Born Dec. 27, 1904, in Budapest; died there Sept. 6, 1976. Slovak poet. People’s Artist of Czechoslovakia (1964). Member of the Communist Party of Czechoslovakia since 1925. Fought in the Slovak National Uprising of 1944.

Novomeský studied philosophy at the University of Bratislava (1923–25). He was highly active in social and political work and as a journalist in the press organs of the Communist Party of Czechoslovakia. In the 1950’s, Novomeský was subjected to illegal repression; in 1963 he was rehabilitated, whereupon he resumed his literary career.

Novomeský’s poetry collections Sunday (1927) and Open Windows (1935) are landmark works in the development of Slovak proletarian poetry. He wrote mostly sociophilosophical lyric poetry and humanistically oriented social ballads. The main theme of his collections A Saint Beyond the Outskirts (1939) and With a Forbidden Pencil (1946) is man’s place in the social struggle.

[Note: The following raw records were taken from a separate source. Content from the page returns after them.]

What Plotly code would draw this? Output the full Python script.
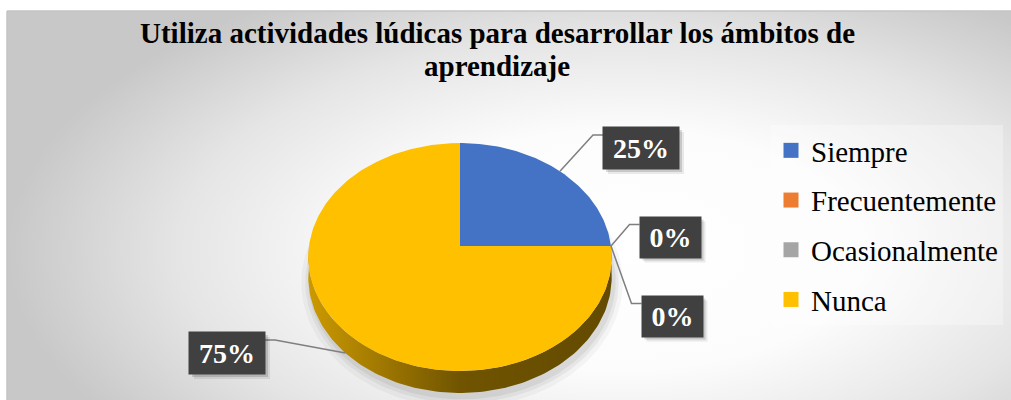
import numpy as np
import plotly.graph_objects as go

# ---------------- data ----------------
categories = ["Siempre", "Frecuentemente", "Ocasionalmente", "Nunca"]
values = [25, 0, 0, 75]
pct_labels = ["25%", "0%", "0%", "75%"]
colors = ["#4472C4", "#ED7D31", "#A5A5A5", "#FFC000"]
title_lines = ["Utiliza actividades lúdicas para desarrollar los ámbitos de", "aprendizaje"]

# ---------------- layout constants (pixel space) ----------------
W, H = 1011, 400
L0, T0 = 7, 11
CX, CY = 460.0, 246.0          # pie apex
A, B, K = 151.0, 112.9, 0.0965  # perspective ellipse params
DEPTH = 19.9
# label boxes: centre x, centre y, width, height
label_boxes = [(641, 148, 76, 42), (670, 237, 61, 41), (672, 316, 61, 41), (227, 353, 76, 42)]
FONT = "Liberation Serif"


def proj(theta_deg, drop=0.0):
    t = np.radians(theta_deg)
    w = 1 + K * np.sin(t)
    return CX + A * np.cos(t) / w, CY - B * np.sin(t) / w + drop / w


def shade(hexc, f):
    h = hexc.lstrip("#")
    r, g, b = (int(h[i:i + 2], 16) for i in (0, 2, 4))
    return "rgb(%d,%d,%d)" % (r * f, g * f, b * f)


fig = go.Figure()

# background with radial gradient (bbox extends beyond view; clipped)
fig.add_trace(go.Scatter(
    x=[L0, 1233, 1233, L0, L0], y=[-50, -50, 550, 550, -50],
    mode="lines", line=dict(width=0), fill="toself",
    fillgradient=dict(type="radial", colorscale=[[0, "#ffffff"], [0.4, "#fcfcfc"],
                                                 [0.72, "#e5e5e5"], [1, "#c8c8c8"]]),
    hoverinfo="skip", showlegend=False))

total = float(sum(values))
angles = []
cur = 90.0
for v in values:
    a0 = cur
    a1 = cur - 360.0 * v / total
    angles.append((a0, a1))
    cur = a1

# soft shadow under pie
for grow, alpha in [(9, 0.035), (5, 0.05), (2, 0.06)]:
    th = np.linspace(0, 360, 241)
    px, py = proj(th, DEPTH)
    sx = CX + (px - CX) * (1 + grow / A) + 2
    sy = (CY + 12) + (py - (CY + 12)) * (1 + grow / B) + 4
    fig.add_trace(go.Scatter(x=sx, y=sy, mode="lines", line=dict(width=0), fill="toself",
                             fillcolor="rgba(0,0,0,%g)" % alpha, hoverinfo="skip", showlegend=False))

# rims (front-facing side of each slice)
for i, (a0, a1) in enumerate(angles):
    if values[i] == 0:
        continue
    for n in (-1, 0, 1):
        lo = max(a1, -180 + 360 * n)
        hi = min(a0, 0 + 360 * n)
        if lo < hi:
            th = np.linspace(hi, lo, 120)
            tx, ty = proj(th)
            bx, by = proj(th[::-1], DEPTH)
            fig.add_trace(go.Scatter(
                x=np.concatenate([tx, bx, tx[:1]]), y=np.concatenate([ty, by, ty[:1]]),
                mode="lines", line=dict(width=0), fill="toself",
                fillgradient=dict(type="horizontal", colorscale=[
                    [0, shade(colors[i], 0.80)], [0.25, shade(colors[i], 0.62)],
                    [0.5, shade(colors[i], 0.44)], [1, shade(colors[i], 0.39)]]),
                hoverinfo="skip", showlegend=False))

# top faces
for i, (a0, a1) in enumerate(angles):
    if values[i] == 0:
        continue
    th = np.linspace(a0, a1, max(int(abs(a0 - a1)) + 2, 3))
    tx, ty = proj(th)
    fig.add_trace(go.Scatter(
        x=np.concatenate([[CX], tx, [CX]]), y=np.concatenate([[CY], ty, [CY]]),
        mode="lines", line=dict(width=0), fill="toself", fillcolor=colors[i],
        hoverinfo="skip", showlegend=False, name=categories[i]))

# leader lines + labels
annotations = []
shapes = []
for i, (a0, a1) in enumerate(angles):
    m = (a0 + a1) / 2.0
    drop = DEPTH if np.sin(np.radians(m)) < -1e-9 else 0.0
    sx, sy = proj(m, drop)
    lx, ly, bw, bh = label_boxes[i]
    yline = ly - bh / 2 + 8
    if lx > sx:
        ex = lx - bw / 2
        elx = ex - 10
    else:
        ex = lx + bw / 2
        elx = ex + 10
    fig.add_trace(go.Scatter(x=[sx, elx, ex], y=[sy, yline, yline], mode="lines",
                             line=dict(color="#7f7f7f", width=1.5),
                             hoverinfo="skip", showlegend=False))
    for off, al in [(5, 0.08), (3, 0.14)]:
        shapes.append(dict(type="rect", xref="x", yref="y", layer="above",
                           x0=lx - bw / 2 + off, x1=lx + bw / 2 + off,
                           y0=ly - bh / 2 + off, y1=ly + bh / 2 + off,
                           fillcolor="rgba(0,0,0,%g)" % al, line=dict(width=0)))
    annotations.append(dict(x=lx, y=ly, xref="x", yref="y", text="<b>%s</b>" % pct_labels[i],
                            showarrow=False, width=bw, height=bh, borderpad=0, bgcolor="#404040",
                            font=dict(family=FONT, size=28, color="#ffffff")))

# legend entries
for i, c in enumerate(categories):
    fig.add_trace(go.Scatter(x=[None], y=[None], mode="markers", name=c, legendgroup=c,
                             marker=dict(symbol="square", size=15, color=colors[i]),
                             showlegend=True))

# title
for j, (t, yy) in enumerate(zip(title_lines, [33, 66])):
    annotations.append(dict(x=497, y=yy, xref="x", yref="y", text="<b>%s</b>" % t, showarrow=False,
                            font=dict(family=FONT, size=29, color="#000000")))

shapes += [
    dict(type="line", xref="paper", yref="paper", x0=0, x1=0, y0=0, y1=1,
         line=dict(color="#c4c4c4", width=1.5)),
    dict(type="line", xref="paper", yref="paper", x0=0, x1=1, y0=1, y1=1,
         line=dict(color="#c4c4c4", width=1.5)),
]

fig.update_layout(
    width=W, height=H,
    margin=dict(l=L0, r=0, t=T0, b=0),
    paper_bgcolor="#ffffff", plot_bgcolor="#ffffff",
    xaxis=dict(range=[L0, W], visible=False, fixedrange=True),
    yaxis=dict(range=[H, T0], visible=False, fixedrange=True),
    showlegend=True,
    legend=dict(x=(771 - L0) / (W - L0), xanchor="left", y=(H - 125) / (H - T0), yanchor="top",
                bgcolor="rgba(255,255,255,0.3)", borderwidth=0,
                font=dict(family=FONT, size=29, color="#000000"),
                traceorder="grouped", tracegroupgap=9, itemsizing="trace"),
    annotations=annotations,
    shapes=shapes,
)

fig.write_html("out.html", config={"displayModeBar": False},
               post_script="document.body.style.margin='0';document.body.style.overflow='hidden';")
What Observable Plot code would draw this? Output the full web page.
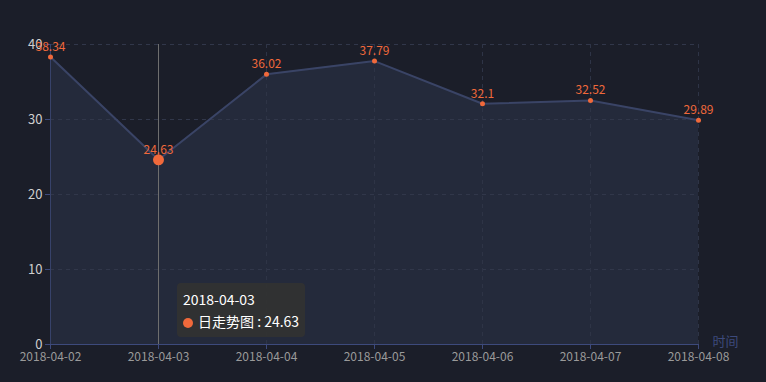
<!DOCTYPE html>
<html>
<head>
<meta charset="utf-8">
<script src="https://cdn.jsdelivr.net/npm/d3@7"></script>
<script src="https://cdn.jsdelivr.net/npm/@observablehq/plot@0.6"></script>
<style>
  html, body { margin: 0; padding: 0; background: #1b1e29; }
  #wrap { position: relative; width: 766px; height: 382px; font-family: "Noto Sans CJK SC", "Noto Sans", sans-serif; }
  #tip { position: absolute; background: rgba(50,50,50,0.92); border-radius: 4px; color: #fff; font-size: 14px; padding: 5px 6px 5px 6px; line-height: 22px; white-space: nowrap; }
  #tip .dot { display: inline-block; width: 10px; height: 10px; border-radius: 50%; background: #f0693b; margin-right: 5px; vertical-align: -1px; }
</style>
</head>
<body>
<div id="wrap"></div>
<script>
const dates = ["2018-04-02","2018-04-03","2018-04-04","2018-04-05","2018-04-06","2018-04-07","2018-04-08"];
const values = [38.34, 24.63, 36.02, 37.79, 32.1, 32.52, 29.89];
const yTicks = [0, 10, 20, 30, 40];
const gridTicks = [10, 20, 30, 40];
const seriesName = "日走势图";
const axisName = "时间";
const activeDate = "2018-04-03";

const data = dates.map((d, i) => ({date: d, value: values[i]}));
const active = data.filter(d => d.date === activeDate);

const orange = "#f0693b";
const font = "'Noto Sans CJK SC', 'Noto Sans', sans-serif";

const chart = Plot.plot({
  width: 766,
  height: 382,
  marginLeft: 50,
  marginRight: 68,
  marginTop: 44,
  marginBottom: 38,
  style: {background: "transparent", fontFamily: font, fontSize: "12px", overflow: "visible"},
  x: {type: "point", domain: dates, padding: 0, axis: null},
  y: {domain: [0, 40], axis: null},
  marks: [
    Plot.areaY(data, {x: "date", y: "value", fill: "#242a3b"}),
    Plot.ruleY(gridTicks, {stroke: "#31374a", strokeDasharray: "4,4"}),
    Plot.ruleX(dates.slice(1), {stroke: "#2e3446", strokeDasharray: "4,4"}),
    Plot.lineY(data, {x: "date", y: "value", stroke: "#3a4466", strokeWidth: 2}),
    Plot.ruleX(active, {x: "date", stroke: "#6e6e6e", strokeWidth: 1}),
    Plot.ruleX([dates[0]], {stroke: "#37426a"}),
    Plot.ruleY([0], {stroke: "#3d4a7c"}),
    Plot.axisY({ticks: yTicks, tickSize: 5, tickFormat: () => "", stroke: "#3d4a7c", color: "#3d4a7c", label: null}),
    Plot.axisY({ticks: yTicks, tickSize: 0, tickPadding: 8, color: "#cfcfcf", fontSize: 13, label: null}),
    Plot.axisX({ticks: dates, tickSize: 5, tickFormat: () => "", color: "#3d4a7c", label: null}),
    Plot.axisX({ticks: dates, tickSize: 0, tickPadding: 8, color: "#9a9a9a", label: null}),
    Plot.text([axisName], {frameAnchor: "bottom-right", dx: 40, dy: 1, text: d => d, fill: "#3d4a7c", fontSize: 13}),
    Plot.dot(data.filter(d => d.date !== activeDate), {x: "date", y: "value", r: 2.5, fill: orange}),
    Plot.dot(active, {x: "date", y: "value", r: 5.5, fill: orange}),
    Plot.text(data, {x: "date", y: "value", text: d => String(d.value), dy: -10, fill: orange, fontSize: 12})
  ]
});

const wrap = document.getElementById("wrap");
wrap.appendChild(chart);

const xs = chart.scale("x"), ys = chart.scale("y");
const a = active[0];
const tip = document.createElement("div");
tip.id = "tip";
tip.style.left = (xs.apply(a.date) + 19) + "px";
tip.style.top = (ys.apply(0) - 61) + "px";
tip.innerHTML = `<div>${a.date}</div><div><span class="dot"></span>${seriesName} : ${a.value}</div>`;
wrap.appendChild(tip);
</script>
</body>
</html>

Novomeský’s works of the 1960’s, including the poetry collection From There, the narrative poem Vila Tereza, social and political commentary, and articles on literary and aesthetic problems, affirm his faith in the ideals of socialism and the socialist trend in the literature and culture of Czechoslovakia.

WORKS

Básnické dielo, vols. 1–2. Bratislava, 1971.
Publicistika, vols. 1–5. Bratislava, 1969–72.
In Russian translation:
Izbrannoe [Foreword by I. Ehrenburg.] Moscow, 1966.

REFERENCES

Bogdanov, Iu. V. “Latso Novomeskii.” In Istoriia slovatskoi literatury. Moscow, 1970.
Šmatlák, S. Básnik Laco Novomeský. Bratislava, 1968.